Oh, and you can get a digital copy from their Bandcamp for a price of your choosing.
2. Two Cow Garage - Sweet Saint Me
This album very nearly got the top spot. For all the reasons why it’s so awesome, check out the full length review we did back in September.
Grab it for the low low price of $0.50 (or your preferred price) over at Suburban Home Records’ Bandcamp page.
3. The Gaslight Anthem - American Slang
Definitely the weakest of their three full lengths, but considering how magnificent those two records were, that’s saying very little. The band continue to move away from an overtly punk/hardcore-tinged sound, which is no bad thing, but I did find myself missing the drive of Sink or Swim, which was already on the wane through The ‘59 Sound. That said, this is still a great album, and here’s hoping the fourth full length finds this sound consolidated by an older, more confident band.

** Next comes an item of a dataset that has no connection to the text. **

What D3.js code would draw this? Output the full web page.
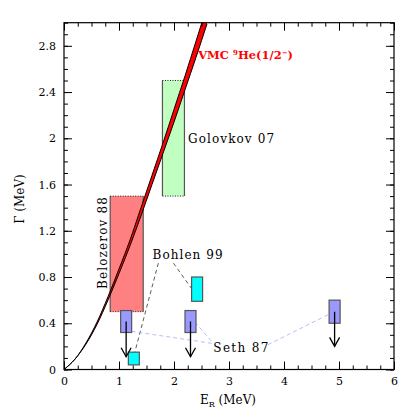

Stream it from Rolling Stone. Seriously.
4. The Wild - Set Ourselves Free
Bit of a latecomer, this one. Physical format release on Asian Man Records, with the digital side of things handled by Quote Unquote Records (so, y’know, you can get it for free or what you like here). Like a cross between Defiance, Ohio and This Bike Is A Pipe Bomb, with a bit more polish and an eensy bit less bombast. Together Underground is my new favourite song, and it should be yours too.
5. Candy Hearts - Ripped Up Jeans & Silly Dreams
Purchase, NY’s Candy Hearts are one of my favourite discoveries of this year. Over the course of 2010 I’ve been making a conscious effort to look for more bands with female vocalists, and in Mariel Loveland I believe I hit the jackpot. Her vocals are sweet without being saccharine, with just enough emotion to add an edge without cartwheeling headlong into the over-dramatic. Musically, this is jangly indie-pop-punk with enough introspective moments to make this absolutely ideal music for sunny days, rainy evenings, and epic dance-around-your-room-in-your-pants sessions.